Each $55 ticket will buy you six tokens that you can use at various stations at the event — two tokens for a larger main course and one token for almost everything else. The idea, Lin says, is for each ticket to provide for a full, and very filling, meal for one person: say, a big, juicy grilled chicken cutlet, a couple of side dishes, a bowl of lu rou fan and a cold beer.

Many of the items will be new to diners whose only exposure to Taiwanese food is boba or popcorn chicken or beef noodle soup — the handful of dishes that have gotten mainstream exposure. And, really, what sets Good to Eat apart from the bulk of the Bay Area’s Taiwanese restaurants is Lin and Tung’s commitment to sharing their love of the culture with their customers.

Skewers of zucchini and Taiwanese sausage in a metal tray.
Not only will guests be able to eat these sausages, they’ll be able to gamble for them too. (Courtesy of Good to Eat Dumplings)

Toward that end, they’ve added another fun wrinkle to this barbecue event: a Taiwanese sausage station where they’ll not only introduce diners to plump, sweet Taiwanese sausages but also to the very Taiwanese game of sausage gambling. At every traditional sausage stand in Taiwan, Lin explains, they’ll always have a bowl with four dice and the option to bet against the sausage stand owner. If you get a lucky roll? “You can win a lot of sausages.”
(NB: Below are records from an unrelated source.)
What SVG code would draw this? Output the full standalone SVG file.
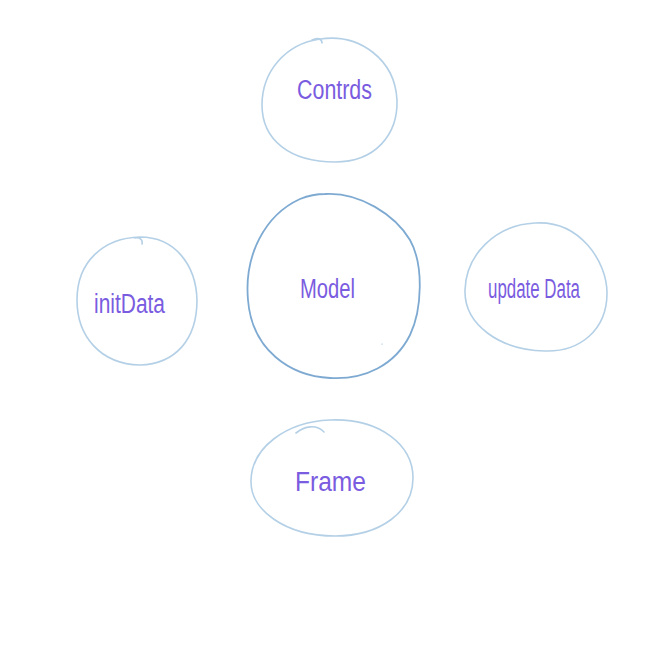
<svg xmlns="http://www.w3.org/2000/svg" width="660" height="660" viewBox="0 0 660 660">
<style>
.blob{fill:none;stroke:#b4d0e6;stroke-width:1.6;stroke-linecap:round;stroke-linejoin:round}
.blob.main{stroke:#7eaad2;stroke-width:1.8}
.lbl{font-family:"Liberation Sans","DejaVu Sans",sans-serif;fill:#7a5ce0;font-size:27px;font-weight:normal}
</style>
<rect width="660" height="660" fill="#ffffff"/>
<g id="connectors"></g>
<g id="controls">
<path class="blob" d="M 320,39 C 360,33 395,60 397,100 C 398,135 375,162 335,162 C 290,162 262,140 262,105 C 262,72 285,44 320,39 Z M 312,40 C 318,37 322,39 322,43"/>
<text class="lbl" x="297" y="99" textLength="75" lengthAdjust="spacingAndGlyphs">Contrds</text>
</g>
<g id="model">
<path class="blob main" d="M 325,194 C 360,192 395,215 410,240 C 424,265 422,310 410,335 C 395,365 365,380 330,378 C 290,376 252,350 248,300 C 244,255 265,215 300,199 C 310,195 318,194 325,194 Z"/>
<circle cx="382" cy="344" r="0.6" fill="#7eaad2"/>
<text class="lbl" x="300" y="298" textLength="55" lengthAdjust="spacingAndGlyphs">Model</text>
</g>
<g id="initData">
<path class="blob" d="M 140,237 C 175,237 196,265 197,300 C 197,340 175,364 140,365 C 100,364 77,336 77,300 C 77,262 103,238 140,237 Z M 135,238 C 140,237 143,240 142,244"/>
<text class="lbl" x="94" y="313" textLength="71" lengthAdjust="spacingAndGlyphs">initData</text>
</g>
<g id="updateData">
<path class="blob" d="M 535,223 C 580,220 607,262 607,293 C 607,330 580,352 545,351 C 500,350 464,325 465,290 C 466,255 495,225 535,223 Z"/>
<text class="lbl" x="488" y="298" textLength="92" lengthAdjust="spacingAndGlyphs">update Data</text>
</g>
<g id="frame">
<path class="blob" d="M 330,420 C 380,418 413,445 413,478 C 413,512 380,536 335,536 C 285,536 250,510 251,480 C 252,448 285,422 330,420 Z M 296,433 C 305,426 316,424 324,432"/>
<text class="lbl" x="295" y="491" textLength="71" lengthAdjust="spacingAndGlyphs">Frame</text>
</g>
</svg>
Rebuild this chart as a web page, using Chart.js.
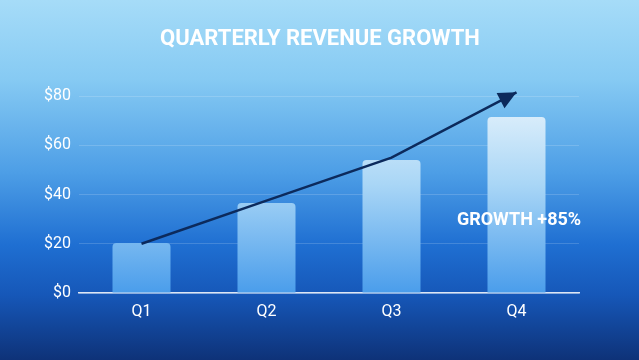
<!DOCTYPE html>
<html>
<head>
<meta charset="utf-8">
<script src="https://cdn.jsdelivr.net/npm/chart.js@4"></script>
<style>
    html, body { margin: 0; padding: 0; }
    body {
        width: 639px; height: 360px; overflow: hidden;
        background: linear-gradient(to bottom, #a6dcf8 0%, #86caf3 22%, #4d9ee6 48%, #1f6fd2 68%, #1657b8 82%, #0e3278 100%);
    }
    canvas { display: block; }
</style>
</head>
<body>
<canvas id="myChart" width="639" height="360"></canvas>
<script>
const quarters = ['Q1', 'Q2', 'Q3', 'Q4'];
const revenue = [20.3, 36.5, 54, 71.5];
const trend = [20, 37.5, 55, 81.5];
const yTicks = [0, 20, 40, 60, 80];
const title = 'QUARTERLY REVENUE GROWTH';
const note = 'GROWTH +85%';

// bar fill: light at the top, blue at the base
function barFill(context) {
    const area = context.chart.chartArea;
    if (!area) return '#8cc8f2';
    const g = context.chart.ctx.createLinearGradient(0, area.top, 0, area.bottom);
    g.addColorStop(0, '#e6f3fc');
    g.addColorStop(0.45, '#a9d6f6');
    g.addColorStop(1, '#4a9deb');
    return g;
}

// title, arrow head on the end of the trend line, growth note
const arrowPlugin = {
    id: 'arrowPlugin',
    afterDatasetsDraw(chart) {
        const ctx = chart.ctx;
        const pts = chart.getDatasetMeta(1).data;
        const a = pts[pts.length - 2], b = pts[pts.length - 1];
        const ang = Math.atan2(b.y - a.y, b.x - a.x);
        ctx.save();
        ctx.fillStyle = '#0c2a5c';
        ctx.translate(b.x, b.y);
        ctx.rotate(ang);
        ctx.beginPath();
        ctx.moveTo(0, 0);
        ctx.lineTo(-18, -8.5);
        ctx.lineTo(-18, 8.5);
        ctx.closePath();
        ctx.fill();
        ctx.restore();

        ctx.save();
        ctx.fillStyle = '#ffffff';
        ctx.textAlign = 'center';
        ctx.textBaseline = 'middle';
        ctx.font = 'bold 22px Roboto';
        ctx.fillText(title, 320, 39);
        ctx.font = 'bold 18px Roboto';
        ctx.fillText(note, 519, 220);
        ctx.restore();
    }
};

const ctx = document.getElementById('myChart').getContext('2d');
const myChart = new Chart(ctx, {
    data: {
        labels: quarters,
        datasets: [{
            type: 'bar',
            data: revenue,
            backgroundColor: barFill,
            borderRadius: 4,
            barPercentage: 0.464,
            categoryPercentage: 1,
            order: 2
        }, {
            type: 'line',
            data: trend,
            borderColor: '#0c2a5c',
            borderWidth: 2.5,
            pointRadius: 0,
            tension: 0,
            clip: false,
            order: 1
        }]
    },
    options: {
        responsive: false,
        animation: false,
        layout: { padding: { left: 0, right: 60, top: 96, bottom: 0 } },
        plugins: {
            legend: { display: false },
            tooltip: { enabled: false },
            title: { display: false }
        },
        scales: {
            x: {
                grid: { display: false },
                border: { color: 'rgba(255,255,255,0.85)', width: 1.5 },
                ticks: { color: '#ffffff', font: { family: 'Roboto', size: 16 }, padding: 1 },
                afterFit: (scale) => { scale.height = 67; }
            },
            y: {
                min: 0,
                max: 80,
                afterBuildTicks: (scale) => { scale.ticks = yTicks.map(v => ({ value: v })); },
                grid: { color: 'rgba(255,255,255,0.16)', drawTicks: false },
                border: { display: false },
                ticks: {
                    color: '#ffffff',
                    font: { family: 'Roboto', size: 16 },
                    padding: 8,
                    callback: (v) => '$' + v
                },
                afterFit: (scale) => { scale.width = 79; }
            }
        }
    },
    plugins: [arrowPlugin]
});
</script>
</body>
</html>
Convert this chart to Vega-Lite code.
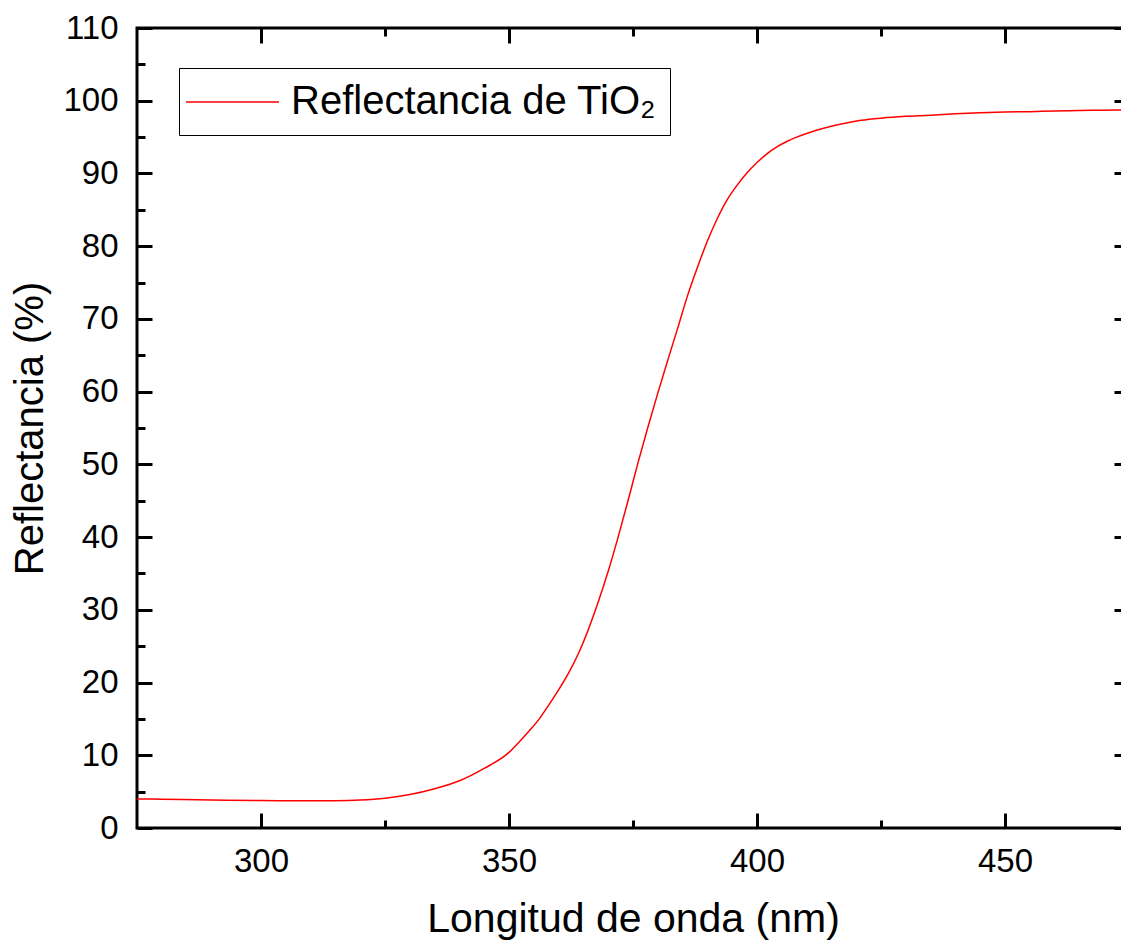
{
  "$schema": "https://vega.github.io/schema/vega-lite/v6.json",
  "width": 992,
  "height": 800,
  "autosize": {"type": "none"},
  "padding": {"left": 137, "top": 28, "right": 0, "bottom": 114},
  "background": "white",
  "config": {
    "view": {"stroke": "black", "strokeWidth": 3},
    "font": "Liberation Sans",
    "axis": {
      "grid": false,
      "domain": false,
      "tickColor": "black",
      "tickWidth": 3,
      "labelColor": "black",
      "titleColor": "black",
      "labelFont": "Liberation Sans",
      "titleFont": "Liberation Sans",
      "labelFontSize": 33,
      "titleFontSize": 40,
      "titleFontWeight": "normal"
    }
  },
  "data": {
    "values": [
      {"wl": 275, "r": 4.0, "s": "Reflectancia de TiO₂"},
      {"wl": 280, "r": 3.95, "s": "Reflectancia de TiO₂"},
      {"wl": 290, "r": 3.85, "s": "Reflectancia de TiO₂"},
      {"wl": 300, "r": 3.78, "s": "Reflectancia de TiO₂"},
      {"wl": 310, "r": 3.75, "s": "Reflectancia de TiO₂"},
      {"wl": 315, "r": 3.76, "s": "Reflectancia de TiO₂"},
      {"wl": 320, "r": 3.85, "s": "Reflectancia de TiO₂"},
      {"wl": 325, "r": 4.1, "s": "Reflectancia de TiO₂"},
      {"wl": 330, "r": 4.6, "s": "Reflectancia de TiO₂"},
      {"wl": 335, "r": 5.4, "s": "Reflectancia de TiO₂"},
      {"wl": 340, "r": 6.5, "s": "Reflectancia de TiO₂"},
      {"wl": 345, "r": 8.2, "s": "Reflectancia de TiO₂"},
      {"wl": 350, "r": 10.4, "s": "Reflectancia de TiO₂"},
      {"wl": 352, "r": 11.8, "s": "Reflectancia de TiO₂"},
      {"wl": 354, "r": 13.3, "s": "Reflectancia de TiO₂"},
      {"wl": 356, "r": 14.9, "s": "Reflectancia de TiO₂"},
      {"wl": 358, "r": 16.9, "s": "Reflectancia de TiO₂"},
      {"wl": 360, "r": 19.0, "s": "Reflectancia de TiO₂"},
      {"wl": 362, "r": 21.3, "s": "Reflectancia de TiO₂"},
      {"wl": 364, "r": 24.0, "s": "Reflectancia de TiO₂"},
      {"wl": 366, "r": 27.3, "s": "Reflectancia de TiO₂"},
      {"wl": 368, "r": 31.1, "s": "Reflectancia de TiO₂"},
      {"wl": 370, "r": 35.3, "s": "Reflectancia de TiO₂"},
      {"wl": 372, "r": 40.0, "s": "Reflectancia de TiO₂"},
      {"wl": 374, "r": 45.0, "s": "Reflectancia de TiO₂"},
      {"wl": 376, "r": 50.2, "s": "Reflectancia de TiO₂"},
      {"wl": 378, "r": 55.1, "s": "Reflectancia de TiO₂"},
      {"wl": 380, "r": 59.8, "s": "Reflectancia de TiO₂"},
      {"wl": 382, "r": 64.3, "s": "Reflectancia de TiO₂"},
      {"wl": 384, "r": 68.7, "s": "Reflectancia de TiO₂"},
      {"wl": 386, "r": 73.2, "s": "Reflectancia de TiO₂"},
      {"wl": 388, "r": 77.1, "s": "Reflectancia de TiO₂"},
      {"wl": 390, "r": 80.7, "s": "Reflectancia de TiO₂"},
      {"wl": 392, "r": 83.8, "s": "Reflectancia de TiO₂"},
      {"wl": 394, "r": 86.4, "s": "Reflectancia de TiO₂"},
      {"wl": 396, "r": 88.4, "s": "Reflectancia de TiO₂"},
      {"wl": 398, "r": 90.1, "s": "Reflectancia de TiO₂"},
      {"wl": 400, "r": 91.5, "s": "Reflectancia de TiO₂"},
      {"wl": 402, "r": 92.7, "s": "Reflectancia de TiO₂"},
      {"wl": 404, "r": 93.65, "s": "Reflectancia de TiO₂"},
      {"wl": 406, "r": 94.4, "s": "Reflectancia de TiO₂"},
      {"wl": 408, "r": 95.0, "s": "Reflectancia de TiO₂"},
      {"wl": 410, "r": 95.5, "s": "Reflectancia de TiO₂"},
      {"wl": 412, "r": 95.95, "s": "Reflectancia de TiO₂"},
      {"wl": 415, "r": 96.5, "s": "Reflectancia de TiO₂"},
      {"wl": 418, "r": 96.95, "s": "Reflectancia de TiO₂"},
      {"wl": 421, "r": 97.3, "s": "Reflectancia de TiO₂"},
      {"wl": 425, "r": 97.6, "s": "Reflectancia de TiO₂"},
      {"wl": 430, "r": 97.85, "s": "Reflectancia de TiO₂"},
      {"wl": 435, "r": 98.0, "s": "Reflectancia de TiO₂"},
      {"wl": 440, "r": 98.2, "s": "Reflectancia de TiO₂"},
      {"wl": 445, "r": 98.35, "s": "Reflectancia de TiO₂"},
      {"wl": 450, "r": 98.45, "s": "Reflectancia de TiO₂"},
      {"wl": 455, "r": 98.5, "s": "Reflectancia de TiO₂"},
      {"wl": 460, "r": 98.6, "s": "Reflectancia de TiO₂"},
      {"wl": 465, "r": 98.65, "s": "Reflectancia de TiO₂"},
      {"wl": 470, "r": 98.7, "s": "Reflectancia de TiO₂"},
      {"wl": 475, "r": 98.75, "s": "Reflectancia de TiO₂"}
    ]
  },
  "layer": [
    {
      "mark": {"type": "line", "strokeWidth": 1.5, "interpolate": "monotone"},
      "encoding": {
        "x": {
          "field": "wl", "type": "quantitative",
          "scale": {"domain": [275, 475], "nice": false, "zero": false},
          "axis": {"orient": "bottom", "values": [300, 350, 400, 450], "tickSize": -15, "labelPadding": 32, "title": "Longitud de onda (nm)", "titleFontSize": 41, "titlePadding": 21}
        },
        "y": {
          "field": "r", "type": "quantitative",
          "scale": {"domain": [0, 110], "nice": false},
          "axis": {"orient": "left", "values": [0, 10, 20, 30, 40, 50, 60, 70, 80, 90, 100, 110], "tickSize": -15, "labelPadding": 34, "title": "Reflectancia (%)", "titlePadding": 12}
        },
        "color": {
          "field": "s", "type": "nominal",
          "scale": {"range": ["#ff0000"]},
          "legend": {
            "orient": "none", "legendX": 42, "legendY": 40, "title": null,
            "symbolType": "M-1.35,0H3.3", "symbolSize": 1600, "symbolStrokeWidth": 1.3,
            "labelFontSize": 40, "labelFont": "Liberation Sans", "labelColor": "black",
            "labelOffset": 57, "labelLimit": 0, "padding": 13,
            "strokeColor": "black", "fillColor": "white"
          }
        }
      }
    },
    {
      "mark": {"type": "line", "opacity": 0},
      "encoding": {
        "x": {"field": "wl", "type": "quantitative", "axis": {"orient": "top", "values": [300, 350, 400, 450], "tickSize": -15, "labels": false, "title": null}},
        "y": {"field": "r", "type": "quantitative", "axis": {"orient": "right", "values": [0, 10, 20, 30, 40, 50, 60, 70, 80, 90, 100, 110], "tickSize": -15, "labels": false, "title": null}}
      }
    },
    {
      "mark": {"type": "line", "opacity": 0},
      "encoding": {
        "x": {"field": "wl", "type": "quantitative", "axis": {"orient": "bottom", "values": [325, 375, 425], "tickSize": -8, "labels": false, "title": null}},
        "y": {"field": "r", "type": "quantitative", "axis": {"orient": "left", "values": [5, 15, 25, 35, 45, 55, 65, 75, 85, 95, 105], "tickSize": -8, "labels": false, "title": null}}
      }
    },
    {
      "mark": {"type": "line", "opacity": 0},
      "encoding": {
        "x": {"field": "wl", "type": "quantitative", "axis": {"orient": "top", "values": [325, 375, 425], "tickSize": -8, "labels": false, "title": null}},
        "y": {"field": "r", "type": "quantitative", "axis": {"orient": "right", "values": [5, 15, 25, 35, 45, 55, 65, 75, 85, 95, 105], "tickSize": -8, "labels": false, "title": null}}
      }
    }
  ],
  "resolve": {"axis": {"x": "independent", "y": "independent"}}
}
“For us, it’s not for gambling; it’s more for fun,” Lin says. Guests at this weekend’s event are sure to walk away with full stomachs — and, if they’re lucky, they might even get three sausages for the price of one.

Good to Eat Dumplings (1298 65th St., Emeryville) will host its Taiwanese barbecue event on Sat., July 29 and Sunday, July 30, from 4:30–9:30 p.m. Tickets for specific time slots are available online (and are expected to sell out early).